Greece makes vaccination plans, urges patience as COVID cases rise

FILE PHOTO: Greek Health Minister Kikilias during the coronavirus disease (COVID-19) outbreak, in Athens

ATHENS (Reuters) – Greece plans to set up more than 1,000 vaccination centres as it awaits a successful vaccine against COVID-19, its health minister said on Wednesday.

Announcements over the last two weeks that two vaccines were effective in trials have raised hope that COVID-19, which has infected 54 million people worldwide and killed 1.3 million, will be largely defeated over the coming year.

Greece has seen an aggressive spike in novel coronavirus cases since early October that forced it to impose a nationwide lockdown, the second since the pandemic broke out.

“Just a little bit more patience, let’s hang on together, united,” Health Minister Vassilis Kikilias said as he detailed the country’s immunization programme.

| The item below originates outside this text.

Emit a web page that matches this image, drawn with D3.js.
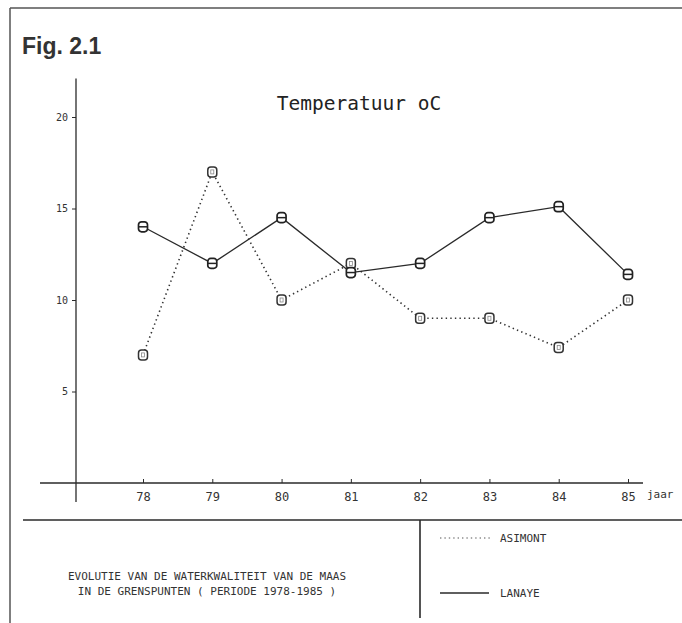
<!DOCTYPE html>
<html><head><meta charset="utf-8">
<script src="https://cdn.jsdelivr.net/npm/d3@7"></script>
<style>
html,body{margin:0;padding:0;background:#fff;overflow:hidden;}
svg{display:block;}
</style></head>
<body>
<script>
const years = [78, 79, 80, 81, 82, 83, 84, 85];
const asimont = [7, 17, 10, 12, 9, 9, 7.4, 10];
const lanaye = [14, 12, 14.5, 11.5, 12, 14.5, 15.1, 11.4];
const yTicks = [5, 10, 15, 20];
const seriesNames = ["ASIMONT", "LANAYE"];
const captionLines = ["EVOLUTIE VAN DE WATERKWALITEIT VAN DE MAAS", "IN DE GRENSPUNTEN ( PERIODE 1978-1985 )"];

const W = 682, H = 623;
const ink = "#2a2a2a";
const mono = "'DejaVu Sans Mono', 'Liberation Mono', monospace";
const svg = d3.select("body").append("svg").attr("width", W).attr("height", H);

const x = d3.scaleLinear().domain([78, 85]).range([143, 628]);
const y = d3.scaleLinear().domain([0, 20]).range([483, 117]);

// frame
svg.append("line").attr("x1", 10).attr("x2", 10).attr("y1", 8).attr("y2", H).attr("stroke", "#555").attr("stroke-width", 1.5);
svg.append("line").attr("x1", 10).attr("x2", W).attr("y1", 8).attr("y2", 8).attr("stroke", "#555").attr("stroke-width", 1.5);

svg.append("text").attr("x", 22).attr("y", 54).text("Fig. 2.1")
  .attr("font-family", "'Liberation Sans', Arial, sans-serif").attr("font-weight", "bold")
  .attr("font-size", 23).attr("fill", "#333");

svg.append("text").attr("x", 359).attr("y", 110).attr("text-anchor", "middle")
  .text("Temperatuur oC").attr("font-family", mono).attr("font-size", 19.5).attr("fill", "#222");

// axes
const x0 = x(78) - 103, x1 = x(85) + 15;
svg.append("line").attr("x1", x0).attr("x2", x1).attr("y1", y(0)).attr("y2", y(0)).attr("stroke", ink).attr("stroke-width", 1.3);
const yAxisX = 76;
svg.append("line").attr("x1", yAxisX).attr("x2", yAxisX).attr("y1", y(22.1)).attr("y2", y(0) + 19).attr("stroke", ink).attr("stroke-width", 1.3);

const xAxis = d3.axisTop(x).tickValues(years).tickSize(4).tickFormat(d => d);
const gx = svg.append("g").attr("transform", `translate(0,${y(0)})`).call(xAxis);
gx.select(".domain").remove();
gx.selectAll(".tick line").attr("stroke", ink);
gx.selectAll(".tick text").attr("y", 18).attr("dy", 0).attr("font-family", mono).attr("font-size", 12).attr("fill", "#333");
svg.append("text").attr("x", 647).attr("y", 498).text("jaar").attr("font-family", mono).attr("font-size", 11).attr("fill", "#333");

const yAxis = d3.axisLeft(y).tickValues(yTicks).tickSize(4).tickFormat(d => d);
const gy = svg.append("g").attr("transform", `translate(${yAxisX},0)`).call(yAxis);
gy.select(".domain").remove();
gy.selectAll(".tick line").attr("stroke", ink);
gy.selectAll(".tick text").attr("x", -8).attr("font-family", mono).attr("font-size", 10).attr("fill", "#333");

// lines
const line = d3.line().x((d, i) => x(years[i])).y(d => y(d));
svg.append("path").datum(asimont).attr("d", line).attr("fill", "none").attr("stroke", "#333")
  .attr("stroke-width", 1.6).attr("stroke-dasharray", "1.4,3.2");
svg.append("path").datum(lanaye).attr("d", line).attr("fill", "none").attr("stroke", ink).attr("stroke-width", 1.3);

// markers
const mw = 9, mh = 10;
const ga = svg.selectAll(".ma").data(asimont).enter().append("g")
  .attr("transform", (d, i) => `translate(${x(years[i])},${y(d)})`);
ga.append("rect").attr("x", -mw / 2).attr("y", -mh / 2).attr("width", mw).attr("height", mh).attr("rx", 3)
  .attr("fill", "#fff").attr("stroke", "#333").attr("stroke-width", 1.5);
ga.append("rect").attr("x", -1.5).attr("y", -2).attr("width", 3).attr("height", 4).attr("fill", "none").attr("stroke", "#888").attr("stroke-width", 0.8);

const gl = svg.selectAll(".ml").data(lanaye).enter().append("g")
  .attr("transform", (d, i) => `translate(${x(years[i])},${y(d)})`);
gl.append("rect").attr("x", -mw / 2).attr("y", -mh / 2).attr("width", mw).attr("height", mh).attr("rx", 3)
  .attr("fill", "#fff").attr("stroke", "#222").attr("stroke-width", 1.7);
gl.append("line").attr("x1", -mw / 2).attr("x2", mw / 2).attr("y1", 0).attr("y2", 0).attr("stroke", "#222").attr("stroke-width", 1.5);

// bottom panel
svg.append("line").attr("x1", 23).attr("x2", W).attr("y1", 520).attr("y2", 520).attr("stroke", ink).attr("stroke-width", 1.6);
svg.append("line").attr("x1", 420).attr("x2", 420).attr("y1", 520).attr("y2", 618).attr("stroke", ink).attr("stroke-width", 1.6);

const legY = [538, 593];
svg.append("line").attr("x1", 440).attr("x2", 490).attr("y1", legY[0]).attr("y2", legY[0]).attr("stroke", "#555")
  .attr("stroke-width", 1.2).attr("stroke-dasharray", "1.4,3");
svg.append("line").attr("x1", 440).attr("x2", 489).attr("y1", legY[1]).attr("y2", legY[1]).attr("stroke", ink).attr("stroke-width", 1.3);
seriesNames.forEach((n, i) => {
  svg.append("text").attr("x", 500).attr("y", legY[i] + 4).text(n)
    .attr("font-family", mono).attr("font-size", 11).attr("fill", "#333");
});

captionLines.forEach((t, i) => {
  svg.append("text").attr("x", 207).attr("y", 580 + i * 15).attr("text-anchor", "middle").text(t)
    .attr("font-family", mono).attr("font-size", 11).attr("fill", "#333");
});
</script>
</body></html>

Greece will get vaccine doses under an EU plan. The country expects the first deliveries in early 2021, the government has said.

Kikilias said about two million Greeks will be vaccinated monthly once Greece gets the shots. Doctors, nurses and medical staff will have a priority, while those aged above 65 years will follow.

The health system is still under enormous pressure despite the three-week lockdown, which officially ends at the end of November, Kikilias said.

Greece registered 3,209 new cases on Thursday and 60 deaths, its second highest record. The latest figure brings the total in the country to 82,034 infections since the first case surfaced in February and the death toll to 1,288.